I’m only talking about Texas here; the calculus may be different in other states.
In Texas, the administrative license suspension for refusing to blow is 180 days. We frequently beat the ALR suspension. If we don’t, an occupational license is available.
The administrative license suspension for blowing and failing is 90 days. But a failed breathalyzer gives the government a lot more leverage at trial. And in Texas a first DWI is a criminal offense that’ll significantly restrict your liberty, give you a lifelong criminal record, and cost you a whole lot of money (H/T Austin DWI defense lawyer Ken Gibson).
So if you knew you were going to blow higher than .08, you might rationally decide that the improved chance of beating the DWI was worth the possible extra 90 days of driving on an occupational license.
What if you had been drinking, but thought that your BAC was less than .08?
First, having a BAC less than .08 doesn’t get you there. If your BAC is .06 or higher, a reading of .08 is within the machine’s margin of error.
Second, remember that if you have been drinking your judgment might be impaired. If you’ve had anything to drink, you might not be the best person to guess at how intoxicated you are.
Third, remember that, in Texas, by the time you’re asked to blow into an Intoxilyzer-5000, you have probably already been arrested, which generally means that the cop thinks that he has probable cause (based on the field sobriety tests) to believe that you had lost the normal use of your mental or physical faculties.
Since a DWI can be proven either by loss of normal use or by a BAC over .08, if you blow under .08 after you’ve been arrested the officer does not have to cut you loose. You can still be charged with DWI and have to deal with the same headaches and risks as if you hadn’t blown.

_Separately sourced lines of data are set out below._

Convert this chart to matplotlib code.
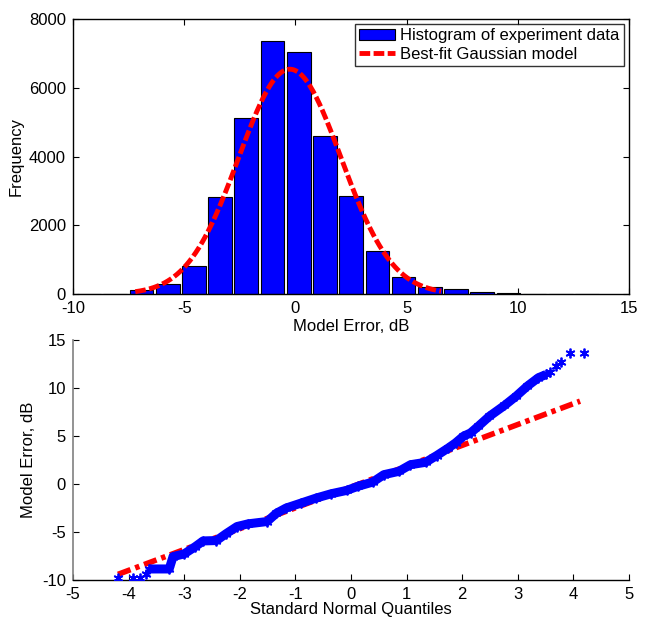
import matplotlib
matplotlib.use("Agg")
import matplotlib.pyplot as plt
import numpy as np

plt.rcParams['font.family'] = ['Liberation Sans', 'DejaVu Sans']
plt.rcParams['font.size'] = 12
plt.rcParams['axes.unicode_minus'] = False

# ---- Histogram data (bin centers and counts) ----
bin_centers = [-9.28, -8.10, -6.92, -5.74, -4.56, -3.39, -2.21, -1.03, 0.15, 1.33,
               2.51, 3.69, 4.86, 6.04, 7.22, 8.40, 9.58, 10.76, 11.94, 13.11]
bin_counts = [3, 6, 106, 280, 822, 2825, 5117, 7352, 7033, 4595,
              2853, 1258, 484, 203, 155, 68, 29, 8, 4, 2]
bin_width = 1.178

# ---- Best-fit Gaussian model parameters ----
gauss_mu = -0.25
gauss_sigma = 2.3
gauss_peak = 6540
gauss_xrange = [-7.2, 6.55]

# ---- QQ plot data (standard normal quantile, sorted model error) ----
qq_x = [-4.19, -3.92, -3.79, -3.69, -3.64, -3.27, -3.20, -3.00, -2.80, -2.66, -2.42,
        -2.25, -2.05, -1.85, -1.51, -1.34, -1.17, -0.90, -0.63, -0.36, -0.08,
        0.12, 0.39, 0.59, 0.86, 1.07, 1.34, 1.54, 1.75, 1.88, 2.02, 2.15, 2.29,
        2.49, 2.76, 2.97, 3.17, 3.37, 3.51, 3.58, 3.68, 3.78, 3.93, 4.19]
qq_y = [-9.83, -9.83, -9.83, -9.41, -8.85, -8.85, -7.56, -7.28, -6.52, -5.93, -5.89,
        -5.19, -4.43, -4.15, -3.91, -3.04, -2.51, -1.99, -1.47, -1.02, -0.67,
        -0.25, 0.20, 0.97, 1.32, 2.01, 2.26, 2.96, 3.75, 4.28, 4.97, 5.32, 6.02,
        7.06, 8.18, 9.15, 10.19, 11.07, 11.41, 11.66, 12.28, 12.70, 13.68, 13.68]
# reference line endpoints
ref_x = [-4.19, 4.12]
ref_y = [-9.41, 8.63]

fig = plt.figure(figsize=(6.5, 6.19), dpi=100)

# ---------------- Top: histogram ----------------
ax1 = fig.add_axes([0.1123, 0.525, 0.8554, 0.4443])
bars = ax1.bar(bin_centers, bin_counts, width=bin_width * 0.9, color='#0000FF',
               edgecolor='black', linewidth=0.8, label='Histogram of experiment data', zorder=2)
gx = np.linspace(gauss_xrange[0], gauss_xrange[1], 300)
gy = gauss_peak * np.exp(-0.5 * ((gx - gauss_mu) / gauss_sigma) ** 2)
line, = ax1.plot(gx, gy, color='#FF0000', linewidth=3.5, dashes=(2.2, 0.7),
                 label='Best-fit Gaussian model', zorder=3)
ax1.set_xlim(-10, 15)
ax1.set_ylim(0, 8000)
ax1.set_xticks([-10, -5, 0, 5, 10, 15])
ax1.set_yticks([0, 2000, 4000, 6000, 8000])
ax1.tick_params(direction='in', length=4, top=True, right=True, width=0.8, pad=5)
ax1.set_xlabel('Model Error, dB', labelpad=2)
ax1.set_ylabel('Frequency', labelpad=4)
for s in ax1.spines.values():
    s.set_linewidth(1.0)
leg = ax1.legend([bars, line], ['Histogram of experiment data', 'Best-fit Gaussian model'],
                 loc='upper right', frameon=True, fancybox=False, edgecolor='black',
                 borderpad=0.25, handlelength=2.2, handletextpad=0.3, labelspacing=0.2,
                 borderaxespad=0.3, fontsize=12)
leg.get_frame().set_linewidth(1.0)

# ---------------- Bottom: QQ plot ----------------
ax2 = fig.add_axes([0.1123, 0.063, 0.8554, 0.3877])
ax2.plot(ref_x, ref_y, color='#FF0000', linewidth=4, dashes=(2.4, 0.9, 0.8, 0.9), zorder=2)
# dense central band
ax2.plot(qq_x[4:39], qq_y[4:39], color='#0000FF', linewidth=6.5, solid_capstyle='butt',
         solid_joinstyle='round', zorder=3)
ax2.plot(qq_x, qq_y, linestyle='none', marker=(6, 2, 0), markersize=7, markeredgewidth=1.3,
         color='#0000FF', zorder=4)
ax2.set_xlim(-5, 5)
ax2.set_ylim(-10, 15)
ax2.set_xticks([-5, -4, -3, -2, -1, 0, 1, 2, 3, 4, 5])
ax2.set_yticks([-10, -5, 0, 5, 10, 15])
ax2.tick_params(direction='in', length=4, width=0.8, pad=5)
ax2.spines['top'].set_visible(False)
ax2.spines['right'].set_visible(False)
ax2.spines['left'].set_color('#808080')
ax2.spines['left'].set_linewidth(1.2)
ax2.spines['bottom'].set_linewidth(1.0)
ax2.set_xlabel('Standard Normal Quantiles', labelpad=0)
ax2.set_ylabel('Model Error, dB', labelpad=4)

fig.savefig('out.png', dpi=100)
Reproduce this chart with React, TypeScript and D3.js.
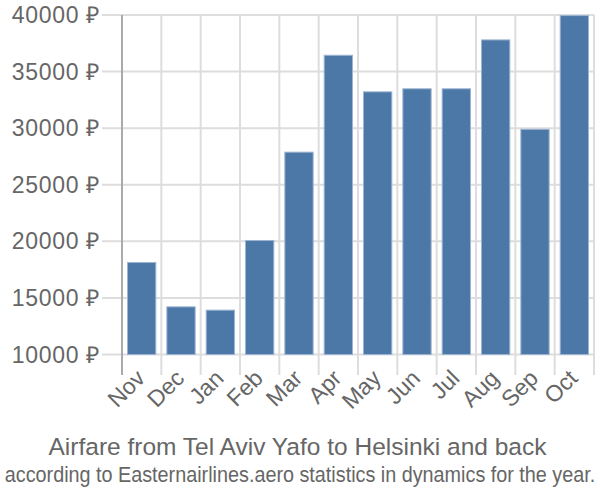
import React from "react";
import * as d3 from "d3";

const months = ["Nov", "Dec", "Jan", "Feb", "Mar", "Apr", "May", "Jun", "Jul", "Aug", "Sep", "Oct"];
const prices = [18130, 14210, 13920, 20070, 27880, 36440, 33210, 33480, 33480, 37800, 29900, 39950];
const yTicks = [10000, 15000, 20000, 25000, 30000, 35000, 40000];
const title = "Airfare from Tel Aviv Yafo to Helsinki and back";
const subtitle = "according to Easternairlines.aero statistics in dynamics for the year.";

const W = 600, H = 500;
const left = 122, right = 594, top = 15, bottom = 354.5;

export default function App() {
  const x = d3.scaleBand<string>().domain(months).range([left, right]).paddingInner(0).paddingOuter(0);
  const y = d3.scaleLinear().domain([10000, 40000]).range([bottom, top]);
  const bw = x.bandwidth();
  const barW = bw * 0.72;
  const font = "'Liberation Sans', Arial, sans-serif";
  return (
    <svg width={W} height={H} style={{ position: "absolute", left: 0, top: 0 }} fontFamily={font}>
      {yTicks.map((t) => (
        <g key={t}>
          <line x1={102} x2={right} y1={y(t)} y2={y(t)} stroke="#dddddd" strokeWidth={2} />
          <text x={100} y={y(t)} dy="0.35em" textAnchor="end" fontSize={23} letterSpacing={0.7} fill="#666">
            {t} ₽
          </text>
        </g>
      ))}
      {months.map((m) => (
        <line key={m} x1={x(m)!} x2={x(m)!} y1={top} y2={375} stroke="#dddddd" strokeWidth={2} />
      ))}
      <line x1={right} x2={right} y1={top} y2={375} stroke="#dddddd" strokeWidth={2} />
      {months.map((m, i) => (
        <rect
          key={m}
          x={x(m)! + (bw - barW) / 2}
          y={y(prices[i])}
          width={barW}
          height={bottom - y(prices[i])}
          fill="#4c78a8"
          stroke="#9db5d2"
          strokeWidth={1}
        />
      ))}
      <line x1={left} x2={left} y1={top} y2={375} stroke="#aaaaaa" strokeWidth={2} />
      {months.map((m) => {
        const cx = x(m)! + bw / 2 - 3;
        const cy = 372;
        return (
          <text
            key={m}
            x={cx}
            y={cy}
            transform={`rotate(-45 ${cx} ${cy})`}
            textAnchor="end"
            dy="0.47em"
            fontSize={23}
            fill="#666"
          >
            {m}
          </text>
        );
      })}
      <text x={297.5} y={455} textAnchor="middle" fontSize={24.5} fill="#666">
        {title}
      </text>
      <text
        x={0}
        y={0}
        transform="translate(300,482) scale(1,1.1)"
        textAnchor="middle"
        fontSize={19.8}
        fill="#666"
      >
        {subtitle}
      </text>
    </svg>
  );
}
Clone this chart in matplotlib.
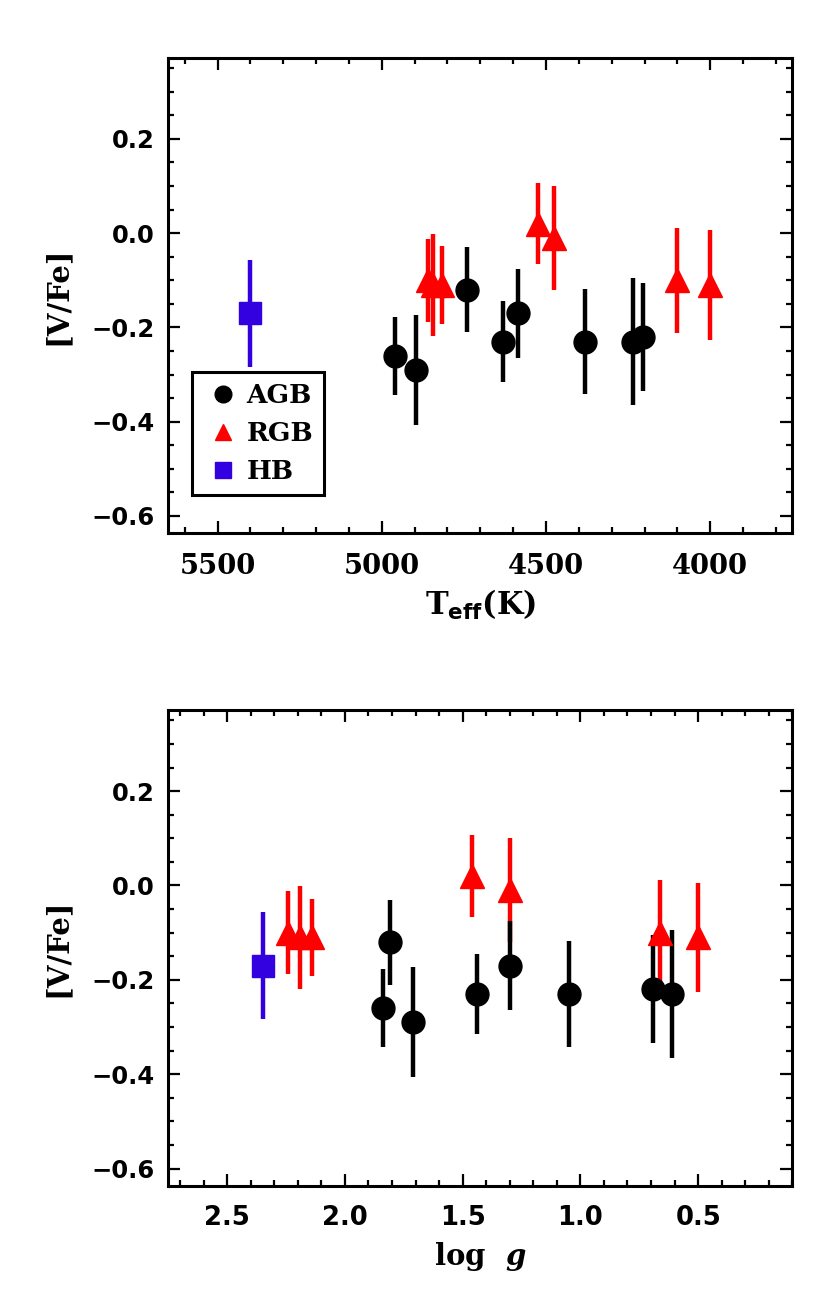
import matplotlib
matplotlib.use("Agg")
import matplotlib.pyplot as plt
from matplotlib.lines import Line2D
from matplotlib.ticker import MultipleLocator, FixedLocator

plt.rcParams['mathtext.fontset'] = 'custom'
plt.rcParams['mathtext.rm'] = 'DejaVu Serif:bold'
plt.rcParams['mathtext.it'] = 'DejaVu Serif:italic:bold'
plt.rcParams['mathtext.bf'] = 'DejaVu Sans:bold'

# ---- data ----
agb_teff = [4960, 4895, 4740, 4630, 4585, 4380, 4235, 4205]
agb_logg = [1.84, 1.71, 1.81, 1.44, 1.30, 1.05, 0.61, 0.69]
agb_vfe = [-0.26, -0.29, -0.12, -0.23, -0.17, -0.23, -0.23, -0.22]
agb_err = [0.083, 0.117, 0.090, 0.085, 0.094, 0.112, 0.135, 0.114]

rgb_teff = [4860, 4845, 4818, 4525, 4475, 4100, 4000]
rgb_logg = [2.24, 2.19, 2.14, 1.46, 1.30, 0.66, 0.50]
rgb_vfe = [-0.10, -0.11, -0.11, 0.02, -0.01, -0.10, -0.11]
rgb_err = [0.088, 0.109, 0.082, 0.086, 0.110, 0.112, 0.116]

hb_teff = [5400]
hb_logg = [2.35]
hb_vfe = [-0.17]
hb_err = [0.113]

teff_ticks = [5500, 5000, 4500, 4000]
logg_ticks = [2.5, 2.0, 1.5, 1.0, 0.5]
vfe_ticks = [0.2, 0.0, -0.2, -0.4, -0.6]

BLUE = '#3300e0'
RED = '#ff0000'

fig = plt.figure(figsize=(8.3, 13.05), dpi=100)
ax1 = fig.add_axes([0.2028, 0.5913, 0.7518, 0.3640])
ax2 = fig.add_axes([0.2028, 0.0912, 0.7518, 0.3644])


def style(ax, xfont, xsize):
    for s in ax.spines.values():
        s.set_linewidth(2.2)
    ax.tick_params(which='both', direction='in', top=True, right=True, width=1.6)
    ax.tick_params(which='major', length=8.4)
    ax.tick_params(which='minor', length=4.1)
    ax.tick_params(axis='x', which='major', pad=14)
    ax.tick_params(axis='y', which='major', pad=10)
    ax.set_ylim(-0.637, 0.371)
    ax.yaxis.set_major_locator(FixedLocator(vfe_ticks))
    ax.yaxis.set_minor_locator(MultipleLocator(0.05))
    ax.set_yticklabels([f"{v:.1f}".replace('-', '\u2212') for v in vfe_ticks],
                       fontfamily='DejaVu Sans', fontsize=17.5, fontweight='bold')
    for lab in ax.get_xticklabels():
        lab.set_fontfamily(xfont)
        lab.set_fontsize(xsize)
        lab.set_fontweight('bold')
    ax.set_ylabel('[V/Fe]', fontfamily='DejaVu Serif', fontsize=21, fontweight='bold')
    ax.yaxis.set_label_coords(-0.155, 0.5)


def draw(ax, xh, xr, xa):
    ax.errorbar(xh, hb_vfe, yerr=hb_err, fmt='s', color=BLUE, ms=16.5,
                elinewidth=3.2, capsize=0, mec=BLUE)
    ax.errorbar(xr, rgb_vfe, yerr=rgb_err, fmt='^', color=RED, ms=17,
                elinewidth=3.2, capsize=0, mec=RED)
    ax.errorbar(xa, agb_vfe, yerr=agb_err, fmt='o', color='k', ms=16.5,
                elinewidth=3.2, capsize=0, mec='k')


# top panel
draw(ax1, hb_teff, rgb_teff, agb_teff)
ax1.set_xlim(5650, 3750)
ax1.xaxis.set_major_locator(FixedLocator(teff_ticks))
ax1.xaxis.set_minor_locator(MultipleLocator(100))
ax1.set_xticklabels([str(t) for t in teff_ticks])
style(ax1, 'DejaVu Serif', 19.7)
ax1.set_xlabel(r'T$_{\mathbf{eff}}$(K)', fontfamily='DejaVu Serif', fontsize=22,
               fontweight='bold', labelpad=6)

handles = [
    Line2D([], [], marker='o', color='k', ls='none', ms=12),
    Line2D([], [], marker='^', color=RED, ls='none', ms=12),
    Line2D([], [], marker='s', color=BLUE, ls='none', ms=12),
]
leg = ax1.legend(handles, ['AGB', 'RGB', 'HB'], loc='lower left',
                 bbox_to_anchor=(0.0375, 0.0806), borderaxespad=0,
                 frameon=True, fancybox=False, edgecolor='k', framealpha=1,
                 prop={'family': 'DejaVu Serif', 'size': 19, 'weight': 'bold'},
                 handlelength=1.5, handletextpad=0.15, labelspacing=0.49,
                 borderpad=0.42)
leg.get_frame().set_linewidth(2.2)

# bottom panel
draw(ax2, hb_logg, rgb_logg, agb_logg)
ax2.set_xlim(2.75, 0.1)
ax2.xaxis.set_major_locator(FixedLocator(logg_ticks))
ax2.xaxis.set_minor_locator(MultipleLocator(0.1))
ax2.set_xticklabels([f"{v:.1f}" for v in logg_ticks])
style(ax2, 'DejaVu Sans', 18.6)
ax2.set_xlabel(r'log  $g$', fontfamily='DejaVu Serif', fontsize=21,
               fontweight='bold', labelpad=6)

fig.savefig('out.png', dpi=100)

What if you haven’t been drinking at all? If you blow .00, you’re buying yourself a date with a “Drug Recognition Expert”, a cop trained to find some explanation for your loss of mental or physical faculties. Even if you haven’t been drinking, you can be prosecuted for DWI if the police think that you have lost your faculties because of the introduction of a drug into your body.
So don’t blow.
Even better, if you’re pulled over in Texas and the cop asks you to to the field sobriety tests, politely decline. It’s a rigged game. More on that later.